Incorrect integral

[stla]

Hello,

In this blog post, using R, I calculate an integral on a polyhedron by decomposing this polyhedron into simplices.

The Julia code below is my attempt to reproduce this R example with the help of your package. But I don't find the same result. However, using another method for the calculation of the integrals, I find the same result as R.
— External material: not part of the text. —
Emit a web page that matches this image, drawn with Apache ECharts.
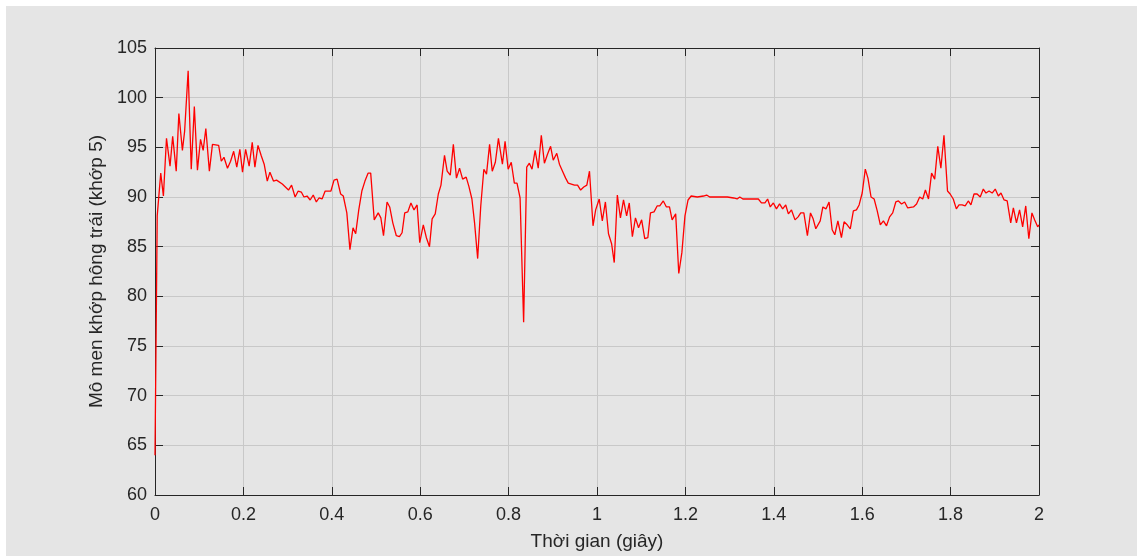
<!DOCTYPE html>
<html>
<head>
<meta charset="utf-8">
<script src="https://cdn.jsdelivr.net/npm/echarts@6/dist/echarts.min.js"></script>
<style>
  html, body { margin: 0; padding: 0; background: #ffffff; }
  #wrap { position: relative; width: 1141px; height: 556px; background: #ffffff; overflow: hidden; }
  #chart { position: absolute; left: 6px; top: 6px; width: 1131px; height: 550px; background: #e5e5e5; }
</style>
</head>
<body>
<div id="wrap"><div id="chart"></div></div>
<script>
// Time (s)
const timeValues = [
  0, 0.005, 0.013, 0.019, 0.026, 0.034, 0.040, 0.048, 0.054, 0.062, 0.067, 0.075, 0.082, 0.089, 0.096,
  0.103, 0.109, 0.115, 0.123, 0.130, 0.144, 0.150, 0.156, 0.164, 0.171, 0.178, 0.185, 0.192, 0.198,
  0.205, 0.213, 0.220, 0.226, 0.233, 0.240, 0.247, 0.254, 0.260, 0.268, 0.275, 0.288, 0.302, 0.309,
  0.317, 0.324, 0.331, 0.337, 0.344, 0.351, 0.358, 0.365, 0.371, 0.378, 0.385, 0.398, 0.405, 0.412,
  0.420, 0.426, 0.434, 0.441, 0.448, 0.454, 0.461, 0.468, 0.475, 0.482, 0.488, 0.496,
  0.505, 0.511, 0.517, 0.525, 0.531, 0.538, 0.546, 0.553, 0.559, 0.565, 0.572, 0.579, 0.586, 0.593,
  0.599, 0.607, 0.614, 0.621, 0.627, 0.634, 0.641, 0.647, 0.655, 0.661, 0.668, 0.675, 0.682, 0.689,
  0.696, 0.704, 0.710, 0.717, 0.723, 0.730, 0.737, 0.744, 0.750, 0.757, 0.763, 0.770, 0.777, 0.786,
  0.792, 0.799, 0.806, 0.813, 0.819, 0.826, 0.834, 0.841, 0.847, 0.853, 0.860, 0.867, 0.874, 0.881,
  0.888, 0.895, 0.901, 0.909, 0.915, 0.922, 0.929, 0.935, 0.942, 0.949, 0.956, 0.963, 0.970, 0.977,
  0.983, 0.991,
  0.997, 1.005, 1.012, 1.019, 1.026, 1.033, 1.039, 1.046, 1.053, 1.060, 1.067, 1.073, 1.080, 1.087,
  1.094, 1.101, 1.108, 1.115, 1.121, 1.129, 1.136, 1.142, 1.150, 1.157, 1.164, 1.170, 1.178, 1.185,
  1.192, 1.199, 1.206, 1.213, 1.227, 1.241, 1.248, 1.255, 1.268, 1.283, 1.295, 1.309, 1.317, 1.323,
  1.330, 1.365, 1.372, 1.380, 1.386, 1.392, 1.399, 1.406, 1.413, 1.420, 1.427, 1.433, 1.440, 1.448,
  1.455, 1.461, 1.468, 1.476, 1.483, 1.489, 1.495,
  1.505, 1.511, 1.518, 1.525, 1.532, 1.538, 1.545, 1.553, 1.559, 1.566, 1.573, 1.580, 1.587, 1.593,
  1.600, 1.607, 1.613, 1.620, 1.627, 1.634, 1.641, 1.648, 1.655, 1.662, 1.669, 1.676, 1.682, 1.689,
  1.696, 1.703, 1.716, 1.723, 1.730, 1.737, 1.743, 1.750, 1.757, 1.764, 1.771, 1.778, 1.785, 1.793,
  1.799, 1.806, 1.813, 1.819, 1.826, 1.833, 1.840, 1.846, 1.853, 1.860, 1.867, 1.874, 1.880, 1.887,
  1.894, 1.901, 1.908, 1.914, 1.921, 1.928, 1.936, 1.942, 1.949, 1.956, 1.963, 1.970, 1.977, 1.984,
  1.990, 1.997, 2.0
];
// Hip joint moment (joint 5)
const momentValues = [
  64, 88.1, 92.4, 90.1, 95.9, 93.1, 96.1, 92.6, 98.4, 94.7, 96.6, 102.7, 92.8, 99.1, 92.7,
  95.8, 94.7, 96.9, 92.6, 95.3, 95.2, 93.6, 94.0, 92.9, 93.6, 94.6, 93.0, 94.8, 92.5,
  94.8, 93.1, 95.5, 93.0, 95.2, 94.2, 93.3, 91.6, 92.5, 91.6, 91.7, 91.3, 90.7, 91.2,
  90.0, 90.6, 90.5, 90.0, 90.1, 89.7, 90.2, 89.5, 89.9, 89.8, 90.6, 90.6, 91.7, 91.8,
  90.3, 90.1, 88.4, 84.7, 86.9, 86.3, 88.7, 90.6, 91.6, 92.4, 92.4, 87.7,
  88.4, 87.9, 86.1, 89.5, 89.0, 87.4, 86.1, 86.0, 86.4, 88.4, 88.5, 89.4, 88.7, 89.2,
  85.4, 87.2, 85.9, 85.0, 87.8, 88.3, 90.3, 91.2, 94.2, 92.6, 92.2, 95.3, 91.9, 92.9,
  91.8, 92.0, 91.1, 89.8, 87.4, 83.8, 89.1, 92.8, 92.3, 95.3, 92.6, 93.5, 95.9, 93.3,
  95.6, 92.8, 93.5, 91.4, 91.4, 89.9, 77.4, 93.0, 93.4, 92.8, 94.7, 92.9, 96.2, 93.4,
  94.3, 95.1, 93.7, 94.4, 93.3, 92.6, 91.9, 91.4, 91.3, 91.2, 91.2, 90.7, 91.0, 91.2,
  92.6, 87.1,
  88.7, 89.8, 87.6, 89.5, 86.3, 85.3, 83.4, 90.2, 87.9, 89.7, 88.1, 89.4, 86.0, 87.9,
  86.9, 87.7, 85.8, 85.9, 88.4, 88.5, 89.1, 89.1, 89.6, 89.0, 89.0, 87.7, 88.3, 82.3,
  84.4, 88.1, 89.7, 90.1, 90.0, 90.1, 90.2, 90.0, 90.0, 90.0, 90.0, 89.9, 89.8, 90.0,
  89.8, 89.8, 89.4, 89.4, 89.8, 89.0, 89.4, 88.8, 89.3, 88.8, 89.2, 88.3, 88.7, 87.7,
  88.0, 88.4, 88.4, 86.1, 88.4, 87.8, 86.8,
  87.6, 89.0, 88.8, 89.5, 86.7, 86.2, 87.6, 85.9, 87.5, 87.2, 86.8, 88.6, 88.7, 89.2,
  90.4, 92.8, 91.9, 90.0, 89.8, 88.6, 87.2, 87.6, 87.1, 88.0, 88.4, 89.5, 89.6, 89.3,
  89.5, 88.9, 89.0, 89.3, 90.0, 89.8, 90.7, 89.8, 92.4, 91.8, 95.1, 92.9, 96.2, 90.6,
  90.3, 89.8, 88.8, 89.2, 89.2, 89.1, 89.6, 89.2, 90.3, 90.3, 90.0, 90.8, 90.4, 90.6,
  90.4, 90.8, 90.1, 90.4, 89.7, 89.6, 87.4, 88.9, 87.4, 88.7, 87.0, 89.1, 85.8, 88.4,
  87.7, 87.0, 87.2
];
const xTicks = { min: 0, max: 2, interval: 0.2 };
const yTicks = { min: 60, max: 105, interval: 5 };
const xName = 'Thời gian (giây)';
const yName = 'Mô men khớp hông trái (khớp 5)';

const seriesData = timeValues.map((t, i) => [t, momentValues[i]]);

const FONT = '"Liberation Sans", Arial, Helvetica, sans-serif';
const INK = '#262626';
const chart = echarts.init(document.getElementById('chart'), null, { renderer: 'canvas' });

const baseAxisLine = { show: true, onZero: false, lineStyle: { color: INK, width: 1 } };
chart.setOption({
  animation: false,
  backgroundColor: '#e5e5e5',
  grid: { left: 149, top: 42, right: 98, bottom: 58, containLabel: false, show: false },
  xAxis: [
    {
      type: 'value', min: xTicks.min, max: xTicks.max, interval: xTicks.interval,
      position: 'bottom',
      name: xName, nameLocation: 'middle', nameGap: 37,
      nameTextStyle: { fontFamily: FONT, fontSize: 19, color: INK },
      axisLine: baseAxisLine,
      axisTick: { show: true, inside: true, length: 8, lineStyle: { color: INK } },
      axisLabel: { fontFamily: FONT, fontSize: 18, color: INK, margin: 11 },
      splitLine: { show: true, lineStyle: { color: '#c8c8c8', width: 1 } }
    },
    {
      type: 'value', min: xTicks.min, max: xTicks.max, interval: xTicks.interval,
      position: 'top',
      axisLine: baseAxisLine,
      axisTick: { show: true, inside: true, length: 8, lineStyle: { color: INK } },
      axisLabel: { show: false },
      splitLine: { show: false }
    }
  ],
  yAxis: [
    {
      type: 'value', min: yTicks.min, max: yTicks.max, interval: yTicks.interval,
      position: 'left',
      name: yName, nameLocation: 'middle', nameGap: 44,
      nameTextStyle: { fontFamily: FONT, fontSize: 19, color: INK },
      axisLine: baseAxisLine,
      axisTick: { show: true, inside: true, length: 8, lineStyle: { color: INK } },
      axisLabel: { fontFamily: FONT, fontSize: 18, color: INK, margin: 8 },
      splitLine: { show: true, lineStyle: { color: '#c8c8c8', width: 1 } }
    },
    {
      type: 'value', min: yTicks.min, max: yTicks.max, interval: yTicks.interval,
      position: 'right',
      axisLine: baseAxisLine,
      axisTick: { show: true, inside: true, length: 8, lineStyle: { color: INK } },
      axisLabel: { show: false },
      splitLine: { show: false }
    }
  ],
  series: [
    {
      type: 'line',
      data: seriesData,
      xAxisIndex: 0, yAxisIndex: 0,
      showSymbol: false, symbol: 'none',
      lineStyle: { color: '#ff0000', width: 1.3 },
      clip: true,
      z: 3
    }
  ]
});
</script>
</body>
</html>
So I believe there's a mistake or a bug in your package, or there's something bad in my code but I don't see what.

using Polyhedra
using MiniQhull # to use delaunay()
using GrundmannMoeller

# define the polyhedron Ax <= b and get its vertices
# see https://laustep.github.io/stlahblog/posts/integralPolyhedron.html
A = [
    -1  0  0;
     1  0  0;
     0 -1  0;
     1  1  0;
     0  0 -1;
     1  1  1.0
]
b = [5; 4; 5; 3; 10; 6.0]
H = hrep(A, b)
P = polyhedron(H)
pts = points(P)
vertices = collect(pts)

# decompose the polyhedron into simplices (tetrahedra)
indices = delaunay(hcat(vertices...))
_, ntetrahedra = size(indices)
tetrahedra = Vector{Vector{Vector{Float64}}}(undef, ntetrahedra)
for j in 1:ntetrahedra
    ids = vec(indices[:, j])
    tetrahedra[j] = vertices[ids]
end

# function to be integrated
function f(x)
    return x[1] + x[2]*x[3]
end
# integral is sum of integrals over the tetrahedra
scheme = grundmann_moeller(Float64, Val(3), 5)
integral = 0
for i in 1:ntetrahedra
    global integral = integral + integrate(f, scheme, tetrahedra[i])
end
integral
# -11879.7
# should be -5358.3

[stla]

Here is the calculation of the volume of the 3-dimensional unit simplex. It should be 1/6, but I get -1/6.

using GrundmannMoeller

tetrahedron = [[1.0, 0, 0], [0, 1, 0], [0, 0, 1], [0, 0, 0]]

# function to be integrated
function f(x)
    return 1
end
# integral 
scheme = grundmann_moeller(Float64, Val(3), 5)
integrate(f, scheme, tetrahedron)

[stla]

Indeed, the integrals are always the same as mine up to the sign.

If I change the order of the vertices of tetrahedron, I get 1/6 as expected. Does your package take into account the orientation of the simplices?

[stla]

I think I found the problem: in the function calc_vol_vertices, one should take the absolute value of the determinant.